How are you determining these cycles? How is Core dependent on YAML?
(cause that seems wrong).

This is in the CMake build system today. You can see it with
CMakeLists.txt. Also you can look at Greg's patch for some of the issues
here.

It seems the dependency to lldYAML can be removed from CMakeList.txt now.
Core doesn't actually depends on YAML.

lldPasses depends on libNative, and that dependency is currently resolved
through lldCore transitively. We should be able to remove the dependency to
libNative from Core by fixing Pass's CMake file.

If my understanding is correct, the dependencies dependencies between
components in LLD should be like this:

Config: (nothing)
Core: Config
Driver: Core Passes ReaderWriter
Passes: Core ReaderWriter
ReaderWriter: Core (and Driver?)

I don't want ReaderWriter to depend on Driver, but it may be unavoidable
because of .drectve section in PE/COFF which contains command line options.

ReaderWriter should be able to be split into smaller libraries because
there's no cross-arch dependency between sub-directories in ReaderWriter.

> I wanted to go through and map out the layering of LLD's libraries
today and found that it's essentially impossible.
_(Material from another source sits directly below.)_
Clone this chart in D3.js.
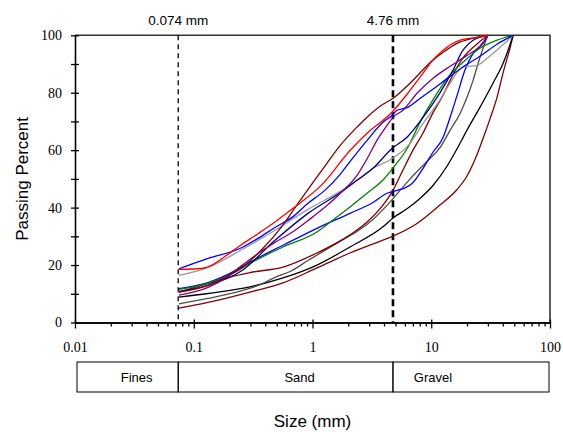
<!DOCTYPE html>
<html>
<head>
<meta charset="utf-8">
<script src="https://cdn.jsdelivr.net/npm/d3@7"></script>
<style>
  body { margin: 0; background: #fff; }
  svg { display: block; }
</style>
</head>
<body>
<div id="chart"></div>
<script>
// grain size curves: [size (mm), percent passing]
const sampleRed = [[0.075,18.5],[0.117,18.8],[0.15,20.5],[0.183,23.0],[0.25,27.0],[0.35,31.0],[0.483,35.0],[0.672,39.5],[1.20,48.0],[2.07,59.9],[2.88,65.9],[4.67,73.2],[6.62,80.8],[8.04,85.4],[10.3,91.3],[12.6,94.8],[17.5,98.3],[24.3,99.3],[30,100]];
const sampleMaroon1 = [[0.075,10.6],[0.132,12.9],[0.183,15.7],[0.255,19.2],[0.376,25.5],[0.553,33.5],[0.755,41.5],[1.0,48.5],[1.3,55.0],[1.7,61.5],[2.3,67.5],[2.88,71.5],[3.92,76.0],[4.67,77.8],[6.62,83.3],[10.3,91.3],[12.6,94.1],[16.5,97.2],[22.5,99.0],[30,100]];
const sampleBlue1 = [[0.075,18.7],[0.132,22.3],[0.255,26.1],[0.348,29.3],[0.483,33.1],[0.672,36.6],[0.916,41.5],[1.27,46.0],[1.71,51.6],[2.07,56.0],[2.88,63.4],[3.92,69.7],[4.67,72.1],[5.15,73.9],[6.25,74.8],[8.04,78.0],[10.3,81.2],[14.4,85.7],[20.0,89.9],[25.7,92.7],[35.8,96.9],[49,100]];
const samplePurple = [[0.075,9.5],[0.132,12.2],[0.183,15.3],[0.255,19.9],[0.348,24.0],[0.483,27.9],[0.672,31.4],[0.916,35.5],[1.27,40.1],[1.71,44.9],[2.37,51.2],[2.88,57.0],[3.49,63.4],[4.24,68.6],[4.76,71.4],[5.78,73.9],[7.59,79.8],[10.3,85.0],[14.4,89.2],[20.0,93.0],[25.7,96.2],[30,100]];
const sampleNavy = [[0.075,10.8],[0.132,12.9],[0.255,18.1],[0.483,28.6],[0.916,38.0],[1.77,45.6],[2.37,49.5],[3.23,53.7],[4.67,60.6],[6.25,64.5],[8.53,71.4],[11.9,80.1],[15.2,87.8],[18.5,94.8],[22.5,98.3],[30,100]];
const sampleGray = [[0.075,16.4],[0.132,19.2],[0.255,25.4],[0.483,32.1],[0.916,39.4],[1.77,46.0],[2.37,49.5],[3.23,53.7],[4.67,57.0],[6.62,62.4],[8.53,69.3],[11.2,76.0],[14.4,83.3],[18.5,89.0],[24.3,89.5],[29.5,92.0],[37.9,95.8],[49,100]];
const sampleGreen = [[0.075,11.5],[0.132,13.6],[0.20,16.5],[0.297,20.6],[0.565,26.3],[1.09,31.5],[1.49,35.7],[2.07,40.2],[2.88,45.0],[3.92,49.6],[4.76,53.8],[6.25,60.5],[8.04,69.7],[10.3,77.4],[13.6,85.0],[18.5,90.6],[25.7,95.5],[35.8,98.3],[49,100]];
const sampleBlue2 = [[0.075,11.8],[0.132,13.9],[0.20,17.0],[0.297,21.0],[0.565,26.9],[1.09,32.8],[2.07,38.0],[3.23,41.8],[4.24,45.0],[5.15,46.0],[6.01,46.9],[6.89,48.4],[8.53,53.7],[10.3,59.2],[12.6,64.5],[14.4,71.4],[16.5,79.1],[19.2,87.8],[22.5,93.7],[27.3,97.2],[30,100]];
const sampleMaroon2 = [[0.075,10.6],[0.132,13.6],[0.20,15.8],[0.297,17.4],[0.565,19.3],[1.09,24.2],[2.07,30.5],[2.88,35.0],[3.92,40.9],[4.67,45.4],[5.78,53.1],[7.02,60.0],[8.53,66.0],[10.3,72.9],[12.6,79.2],[15.2,86.2],[18.5,92.1],[24.3,97.0],[30,100]];
const sampleDarkGray = [[0.075,6.5],[0.132,8.4],[0.255,11.1],[0.348,12.9],[0.483,15.7],[0.672,18.1],[0.916,21.6],[1.27,25.1],[1.88,29.3],[2.37,31.7],[3.23,35.9],[4.67,42.7],[6.25,48.8],[7.59,52.6],[9.21,56.1],[11.9,61.0],[14.4,66.9],[17.5,72.8],[20.0,78.4],[22.5,84.3],[24.8,90.2],[27.3,95.5],[30,100]];
const sampleBlack = [[0.075,8.8],[0.132,10.1],[0.297,12.4],[0.565,15.5],[1.09,20.0],[2.07,26.3],[3.92,33.3],[4.76,36.4],[6.25,39.6],[8.04,43.2],[10.3,47.6],[13.6,54.5],[16.5,60.5],[20.0,67.0],[25.7,74.9],[33.1,83.3],[40.2,90.2],[49,100]];
const sampleMaroon3 = [[0.075,5.0],[0.132,7.0],[0.297,10.6],[0.565,13.8],[1.09,19.0],[2.07,24.2],[3.92,28.7],[4.76,30.1],[7.59,34.5],[11.9,41.0],[16.5,46.3],[20.0,51.0],[24.3,58.5],[27.3,64.1],[31.3,71.0],[35.8,78.4],[40.2,86.8],[46,95.5],[49,100]];

const samples = [sampleMaroon3, sampleBlack, sampleDarkGray, sampleMaroon2, sampleBlue2, sampleGreen,
  sampleGray, sampleNavy, samplePurple, sampleBlue1, sampleMaroon1, sampleRed];
const sampleColors = ["#800000", "#000000", "#4d4d4d", "#800000", "#0000ff", "#008000",
  "#999999", "#000080", "#800080", "#0000ff", "#800000", "#ff0000"];

// axis ticks and class boundaries
const xTickLabels = [0.01, 0.1, 1, 10, 100];
const yTickLabels = [0, 20, 40, 60, 80, 100];
const boundaries = [{ size: 0.074, label: "0.074 mm" }, { size: 4.76, label: "4.76 mm" }];
const soilClasses = [
  { from: 0.01, to: 0.074, label: "Fines" },
  { from: 0.074, to: 4.76, label: "Sand" },
  { from: 4.76, to: 100, label: "Gravel" }
];

const width = 563, height = 432;
const plot = { left: 75, right: 550, top: 35.3, bottom: 322.5 };

const svg = d3.select("#chart").append("svg")
  .attr("width", width)
  .attr("height", height);

const x = d3.scaleLog().domain([0.01, 100]).range([plot.left, plot.right]);
const y = d3.scaleLinear().domain([0, 100]).range([plot.bottom, plot.top]);

// minor log ticks
let minorTicks = [];
for (let e = -2; e < 2; e++) {
  for (let m = 2; m <= 9; m++) minorTicks.push(m * Math.pow(10, e));
}

// frame top / right
svg.append("path")
  .attr("d", `M${plot.left},${y(100)}H${plot.right}V${y(0)}`)
  .attr("fill", "none")
  .attr("stroke", "#333")
  .attr("stroke-width", 1.6);

// x axis
const gx = svg.append("g").attr("transform", `translate(0,${y(0)})`);
gx.call(d3.axisBottom(x).tickValues(minorTicks).tickSize(4).tickSizeOuter(0).tickFormat(""));
gx.call(g => g.append("g").call(d3.axisBottom(x).tickValues(xTickLabels).tickSize(6).tickSizeOuter(0)
  .tickPadding(14).tickFormat(d => d3.format("~g")(d))));
gx.selectAll(".domain").attr("stroke-width", 1.6);
gx.selectAll("line").attr("stroke-width", 1.3);
gx.selectAll(".tick").filter(d => xTickLabels.includes(d)).select("line").attr("y1", -3);
gx.selectAll("text")
  .attr("font-family", "'Liberation Serif', 'Times New Roman', serif")
  .attr("font-size", 14)
  .attr("fill", "#000");

// y axis, ticks cross the axis
const gy = svg.append("g").attr("transform", `translate(${plot.left},0)`);
gy.call(d3.axisLeft(y).tickValues(d3.range(0, 101, 10)).tickSize(4).tickSizeOuter(0).tickPadding(9)
  .tickFormat(d => yTickLabels.includes(d) ? d : ""));
gy.selectAll(".tick line").attr("x2", 4).attr("x1", -4).attr("stroke-width", 1.3);
gy.select(".domain").attr("stroke-width", 1.6);
gy.selectAll("text")
  .attr("font-family", "'Liberation Serif', 'Times New Roman', serif")
  .attr("font-size", 14)
  .attr("fill", "#000");

// boundary lines
boundaries.forEach((b, i) => {
  svg.append("line")
    .attr("x1", x(b.size)).attr("x2", x(b.size))
    .attr("y1", y(100)).attr("y2", y(0))
    .attr("stroke", "#000")
    .attr("stroke-width", i === 0 ? 1.3 : 2.6)
    .attr("stroke-dasharray", i === 0 ? "5,4" : "7,4");
  svg.append("text")
    .attr("x", x(b.size)).attr("y", 25)
    .attr("text-anchor", "middle")
    .attr("font-family", "'Liberation Sans', Arial, sans-serif")
    .attr("font-size", 13.5)
    .text(b.label);
});

// curves
const line = d3.line()
  .x(d => x(d[0]))
  .y(d => y(d[1]))
  .curve(d3.curveMonotoneX);

svg.append("g")
  .selectAll("path")
  .data(samples)
  .enter()
  .append("path")
  .attr("fill", "none")
  .attr("stroke", (d, i) => sampleColors[i])
  .attr("stroke-width", 1.3)
  .attr("stroke-linejoin", "round")
  .attr("d", line);

// soil classification bar
const bandTop = 362, bandBottom = 392;
const labelShift = [10, 14, 40];
const bands = svg.append("g");
soilClasses.forEach((c, i) => {
  bands.append("rect")
    .attr("x", x(c.from) + (i === 0 ? 2 : 0))
    .attr("y", bandTop)
    .attr("width", x(c.to) - x(c.from) - (i === 0 ? 2 : 0) - (i === 2 ? 1 : 0))
    .attr("height", bandBottom - bandTop)
    .attr("fill", "none")
    .attr("stroke", "#000")
    .attr("stroke-width", 1);
  const cx = i === 2 ? x(c.from) + labelShift[i] : (x(c.from) + x(c.to)) / 2 + labelShift[i];
  bands.append("text")
    .attr("x", cx)
    .attr("y", bandBottom - 10)
    .attr("text-anchor", "middle")
    .attr("font-family", "'Liberation Sans', Arial, sans-serif")
    .attr("font-size", 13)
    .text(c.label);
});

// axis titles
svg.append("text")
  .attr("x", (plot.left + plot.right) / 2)
  .attr("y", 427)
  .attr("text-anchor", "middle")
  .attr("font-family", "'Liberation Sans', Arial, sans-serif")
  .attr("font-size", 17)
  .text("Size (mm)");

svg.append("text")
  .attr("transform", `translate(28,${(plot.top + plot.bottom) / 2}) rotate(-90)`)
  .attr("text-anchor", "middle")
  .attr("font-family", "'Liberation Sans', Arial, sans-serif")
  .attr("font-size", 17)
  .text("Passing Percent");
</script>
</body>
</html>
I think some serious
cleanup is needed here.
>
> Let's start with the purely link-level dependencies encoded in the
CMake build:
>
> Curently the Core library depends on the ReaderWriter/Native library,
which links against the ReaderWriter library, which links against the Core
library. This clearly cannot work. The same cycle exists with Core -> YAML
-> ReaderWrite -> Core.
How are you determining these cycles? How is Core dependent on YAML?
(cause that seems wrong).

This is in the CMake build system today. You can see it with
CMakeLists.txt. Also you can look at Greg's patch for some of the issues
here.

It seems the dependency to lldYAML can be removed from CMakeList.txt now.
Core doesn't actually depends on YAML.

lldPasses depends on libNative, and that dependency is currently resolved
through lldCore transitively. We should be able to remove the dependency to
libNative from Core by fixing Pass's CMake file.

Cool, this makes lots of sense to me as well. We can probably fix these
minor issues quickly.

Still, it would be good to get a firm big picture that everyone agrees to
in place.

If my understanding is correct, the dependencies dependencies between
components in LLD should be like this:

Config: (nothing)
Core: Config
Driver: Core Passes ReaderWriter
Passes: Core ReaderWriter
ReaderWriter: Core (and Driver?)

I don't want ReaderWriter to depend on Driver, but it may be unavoidable
because of .drectve section in PE/COFF which contains command line options.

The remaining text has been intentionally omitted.